Face aux brutalités des forces de l’ordre, certains jeunes commerçants préfèrent retourner à la campagne. D’autres fuient vers l’étranger. Considérons par exemple le cas de Janvier*, ressortissant de la province de Kayanza. Il échoue à l’examen d’État en 2016. Comme sa famille est très pauvre, sans propriété suffisante, il décide, la même année, de descendre sur Bujumbura à la recherche de l’emploi. Il est embauché comme domestique à Kamenge…
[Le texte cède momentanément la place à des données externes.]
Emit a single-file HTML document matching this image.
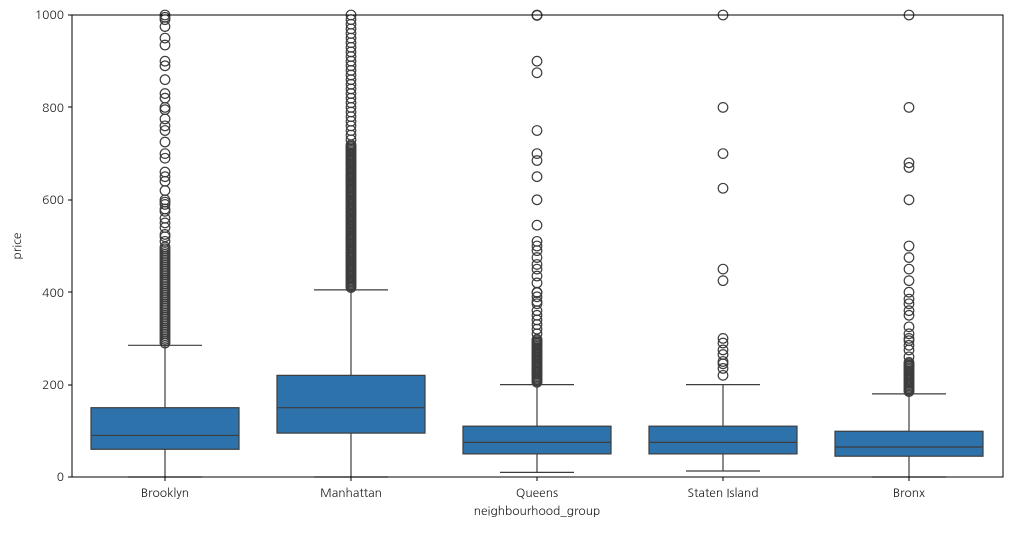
<!DOCTYPE html>
<html><head><meta charset="utf-8"><style>
body{margin:0;background:#fff;font-family:"NanumGothic","Liberation Sans",sans-serif}
</style></head><body>
<svg id="s" width="1011" height="528" xmlns="http://www.w3.org/2000/svg" font-family="NanumGothic, Liberation Sans, sans-serif">
<rect width="1011" height="528" fill="#fff"/>
<g id="g"></g>
<rect x="72" y="15" width="931" height="462" fill="none" stroke="#000" stroke-width="1"/>
<g font-size="12" fill="#222">
<text x="64" y="481" text-anchor="end">0</text>
<text x="64" y="389" text-anchor="end">200</text>
<text x="64" y="297" text-anchor="end">400</text>
<text x="64" y="204" text-anchor="end">600</text>
<text x="64" y="112" text-anchor="end">800</text>
<text x="64" y="19" text-anchor="end">1000</text>
<text x="165" y="497" text-anchor="middle">Brooklyn</text>
<text x="351" y="497" text-anchor="middle">Manhattan</text>
<text x="537" y="497" text-anchor="middle">Queens</text>
<text x="723" y="497" text-anchor="middle">Staten Island</text>
<text x="909" y="497" text-anchor="middle">Bronx</text>
<text x="537" y="515" text-anchor="middle">neighbourhood_group</text>
<text transform="translate(21,246) rotate(-90)" text-anchor="middle">price</text>
</g>
<g stroke="#000"><line x1="68" x2="72" y1="477" y2="477"/><line x1="68" x2="72" y1="385" y2="385"/><line x1="68" x2="72" y1="292" y2="292"/><line x1="68" x2="72" y1="200" y2="200"/><line x1="68" x2="72" y1="107" y2="107"/><line x1="68" x2="72" y1="15" y2="15"/>
<line x1="165" x2="165" y1="477" y2="481"/><line x1="351" x2="351" y1="477" y2="481"/><line x1="537" x2="537" y1="477" y2="481"/><line x1="723" x2="723" y1="477" y2="481"/><line x1="909" x2="909" y1="477" y2="481"/></g>
</svg>
<script>
const Y=p=>477-0.462*p;
function range(a,b,s){const r=[];for(let v=a;v<=b;v+=s)r.push(v);return r;}
const data=[
[165,0,60,90,150,285,range(290,500,4).concat([510,520,525,540,550,560,575,580,590,595,600,620,640,650,660,690,700,725,750,760,775,795,800,820,830,860,890,900,935,950,975,990,995,1000])],
[351,0,95,150,220,405,range(410,720,3).concat(range(730,1000,10))],
[537,10,50,75,110,200,range(205,300,3).concat([310,320,330,340,350,360,375,380,390,399,400,420,435,450,460,475,490,500,510,545,600,650,685,700,750,875,900,999,1000])],
[723,13,50,75,110,200,[220,235,245,250,265,275,290,300,425,450,625,700,800,1000]],
[909,0,45,65,99,180,range(185,250,3).concat([260,275,285,295,300,310,325,350,360,375,385,400,425,450,475,500,600,670,680,800,1000])]];
let h='';
for(const [x,lo,q1,m,q3,hi,f] of data){
h+=`<line x1="${x}" x2="${x}" y1="${Y(lo)}" y2="${Y(q1)}" stroke="#3d3d3d" stroke-width="1.2"/>`;
h+=`<line x1="${x}" x2="${x}" y1="${Y(q3)}" y2="${Y(hi)}" stroke="#3d3d3d" stroke-width="1.2"/>`;
h+=`<line x1="${x-37}" x2="${x+37}" y1="${Y(lo)}" y2="${Y(lo)}" stroke="#3d3d3d" stroke-width="1.2"/>`;
h+=`<line x1="${x-37}" x2="${x+37}" y1="${Y(hi)}" y2="${Y(hi)}" stroke="#3d3d3d" stroke-width="1.2"/>`;
h+=`<rect x="${x-74}" y="${Y(q3)}" width="148" height="${Y(q1)-Y(q3)}" fill="#2e72ab" stroke="#3d3d3d" stroke-width="1.2"/>`;
h+=`<line x1="${x-74}" x2="${x+74}" y1="${Y(m)}" y2="${Y(m)}" stroke="#3d3d3d" stroke-width="1.2"/>`;
for(const p of f)h+=`<circle cx="${x}" cy="${Y(p)}" r="4.8" fill="none" stroke="#3d3d3d" stroke-width="1.2"/>`;
}
document.getElementById('g').innerHTML=h;
</script>
</body></html>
Deux ans plus tard, il aura déjà collecté un petit capital. Il commence son propre business. Il se lance dans la vente des cartes de recharge. Le jeune Janvier* s’installe au centre-ville. Mais, à l’instar de plusieurs centaines d’autres jeunes exerçant le même métier, il y est confronté, presque quotidiennement, aux brutalités policières : Tantôt emprisonné, tantôt obligé de verser des pots-de-vin… Fin 2018, il est presque en faillite. N’en pouvant plus, il décide d’aller essayer la vie au Kenya. Aujourd’hui, son business va bon train. Joint par téléphone, il s’est confié à Ivomo :

« C’est un ami qui m’y a conduit. À mon arrivée à Nairobi, il m’a vite initié et montré comment je peux gagner un peu d’argent. Ce n’est pas facile. Mais quand même je parviens à trouver à manger et à faire un peu d’économies. Contrairement au Burundi, la police kenyane ne m’a jamais interpellé. Je viens d’y passer plus d’une année. L’important est d’y respecter la loi ».

Janvier

En somme, en se proposant de combattre vigoureusement le chômage chez les jeunes, le nouveau président, le Général Évariste Ndayishimiye, est en train d’aller dans la bonne direction. Reste quand-même à savoir si les moyens alloués suivront le même sens. En avril 2020, son prédécesseur, feu Pierre Nkurunziza, avait fait les premiers pas dans la même direction. Il a inauguré la Banque d’investissement pour les jeunes (BIJE), installée à Gitega, la capitale politique. Celle-ci financera les projets des jeunes à un taux bas de 7 %.